Task to carry out –
From the first line of the data down to and including the line with "import plotly.graph_objects as go", copy everything exactly, leaving out pictures.

::::::::::

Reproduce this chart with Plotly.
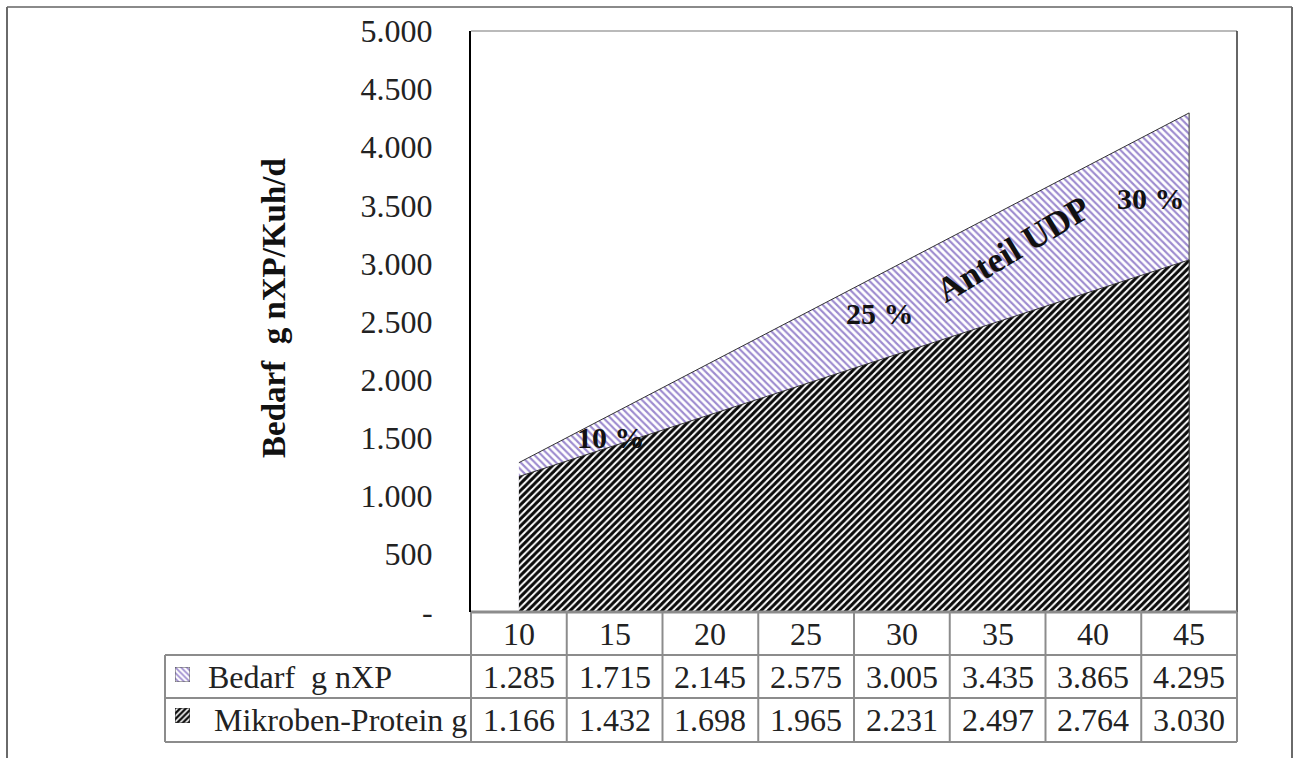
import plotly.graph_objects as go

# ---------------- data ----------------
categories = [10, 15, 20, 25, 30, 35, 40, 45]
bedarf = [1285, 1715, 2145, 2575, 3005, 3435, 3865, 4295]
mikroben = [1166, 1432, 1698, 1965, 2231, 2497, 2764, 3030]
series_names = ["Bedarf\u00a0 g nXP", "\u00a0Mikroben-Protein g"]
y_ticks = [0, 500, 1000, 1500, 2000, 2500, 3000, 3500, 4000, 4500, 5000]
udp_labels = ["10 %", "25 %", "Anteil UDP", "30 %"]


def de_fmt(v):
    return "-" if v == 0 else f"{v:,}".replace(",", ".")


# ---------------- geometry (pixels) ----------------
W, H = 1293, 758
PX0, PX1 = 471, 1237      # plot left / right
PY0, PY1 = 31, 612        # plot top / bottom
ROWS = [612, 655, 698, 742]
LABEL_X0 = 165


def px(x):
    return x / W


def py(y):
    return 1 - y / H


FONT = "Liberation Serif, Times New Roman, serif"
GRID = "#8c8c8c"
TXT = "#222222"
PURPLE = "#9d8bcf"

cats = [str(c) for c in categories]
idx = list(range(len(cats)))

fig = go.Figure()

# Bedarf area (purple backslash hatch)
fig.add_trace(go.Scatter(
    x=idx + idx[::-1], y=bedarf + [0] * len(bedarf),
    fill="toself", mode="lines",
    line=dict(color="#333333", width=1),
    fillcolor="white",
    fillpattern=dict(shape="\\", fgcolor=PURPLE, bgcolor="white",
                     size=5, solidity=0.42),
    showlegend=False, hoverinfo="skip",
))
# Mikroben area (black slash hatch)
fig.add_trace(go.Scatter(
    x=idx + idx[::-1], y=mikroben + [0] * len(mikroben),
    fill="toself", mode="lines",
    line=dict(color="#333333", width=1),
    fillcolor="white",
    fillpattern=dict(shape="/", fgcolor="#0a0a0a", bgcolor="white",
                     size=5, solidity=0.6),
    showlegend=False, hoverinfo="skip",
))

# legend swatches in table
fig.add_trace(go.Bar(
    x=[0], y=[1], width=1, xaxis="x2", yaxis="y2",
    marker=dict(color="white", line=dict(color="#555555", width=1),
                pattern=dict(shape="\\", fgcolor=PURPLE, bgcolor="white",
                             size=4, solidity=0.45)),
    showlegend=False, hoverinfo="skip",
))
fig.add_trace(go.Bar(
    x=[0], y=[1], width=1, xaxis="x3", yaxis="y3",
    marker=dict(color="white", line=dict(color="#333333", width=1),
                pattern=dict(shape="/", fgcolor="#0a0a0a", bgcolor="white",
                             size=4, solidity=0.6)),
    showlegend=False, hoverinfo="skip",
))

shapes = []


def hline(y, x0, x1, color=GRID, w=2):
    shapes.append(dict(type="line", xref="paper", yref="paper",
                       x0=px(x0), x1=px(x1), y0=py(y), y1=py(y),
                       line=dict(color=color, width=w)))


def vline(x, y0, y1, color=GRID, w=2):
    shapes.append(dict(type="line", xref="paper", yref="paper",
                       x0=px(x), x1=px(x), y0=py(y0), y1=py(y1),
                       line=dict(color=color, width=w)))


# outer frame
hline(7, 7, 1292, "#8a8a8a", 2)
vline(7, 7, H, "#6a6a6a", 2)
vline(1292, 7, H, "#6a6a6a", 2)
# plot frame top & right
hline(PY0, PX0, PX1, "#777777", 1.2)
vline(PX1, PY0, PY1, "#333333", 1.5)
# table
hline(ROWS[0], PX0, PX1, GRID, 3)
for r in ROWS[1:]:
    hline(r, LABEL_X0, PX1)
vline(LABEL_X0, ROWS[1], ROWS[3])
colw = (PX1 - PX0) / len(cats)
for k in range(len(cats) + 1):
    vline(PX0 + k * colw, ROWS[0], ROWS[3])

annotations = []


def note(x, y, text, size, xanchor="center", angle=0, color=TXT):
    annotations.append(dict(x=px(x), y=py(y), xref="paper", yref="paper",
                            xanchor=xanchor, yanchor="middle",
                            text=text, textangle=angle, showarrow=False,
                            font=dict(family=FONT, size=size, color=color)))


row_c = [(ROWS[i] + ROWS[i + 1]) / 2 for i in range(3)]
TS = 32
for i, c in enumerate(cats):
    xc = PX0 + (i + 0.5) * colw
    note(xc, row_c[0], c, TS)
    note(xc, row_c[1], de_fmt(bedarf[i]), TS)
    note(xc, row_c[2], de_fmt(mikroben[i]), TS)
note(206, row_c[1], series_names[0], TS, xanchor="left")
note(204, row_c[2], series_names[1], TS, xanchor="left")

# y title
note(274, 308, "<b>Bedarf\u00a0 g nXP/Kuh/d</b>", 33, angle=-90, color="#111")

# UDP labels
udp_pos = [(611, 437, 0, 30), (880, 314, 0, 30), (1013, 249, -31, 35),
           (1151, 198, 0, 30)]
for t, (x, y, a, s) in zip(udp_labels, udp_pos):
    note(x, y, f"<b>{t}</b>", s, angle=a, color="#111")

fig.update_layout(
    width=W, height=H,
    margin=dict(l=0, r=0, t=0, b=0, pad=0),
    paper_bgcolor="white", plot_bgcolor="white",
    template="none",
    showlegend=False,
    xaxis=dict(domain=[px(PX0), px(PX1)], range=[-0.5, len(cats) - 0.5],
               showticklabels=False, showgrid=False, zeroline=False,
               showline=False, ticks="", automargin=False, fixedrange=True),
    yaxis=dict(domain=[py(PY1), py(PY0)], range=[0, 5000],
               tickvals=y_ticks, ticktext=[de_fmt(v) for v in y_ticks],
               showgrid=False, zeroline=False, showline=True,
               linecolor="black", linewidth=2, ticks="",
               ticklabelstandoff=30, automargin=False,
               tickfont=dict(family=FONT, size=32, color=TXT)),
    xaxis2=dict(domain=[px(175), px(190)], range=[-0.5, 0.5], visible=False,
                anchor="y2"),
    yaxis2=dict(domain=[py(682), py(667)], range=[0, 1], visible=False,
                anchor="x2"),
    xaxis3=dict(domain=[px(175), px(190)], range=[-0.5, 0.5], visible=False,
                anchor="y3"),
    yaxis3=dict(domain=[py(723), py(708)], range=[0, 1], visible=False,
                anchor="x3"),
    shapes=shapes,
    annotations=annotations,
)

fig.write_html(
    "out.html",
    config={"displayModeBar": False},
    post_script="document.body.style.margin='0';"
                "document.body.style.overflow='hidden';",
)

::::::::::

Exercise answer –
Reproduce this chart with Plotly.
import plotly.graph_objects as go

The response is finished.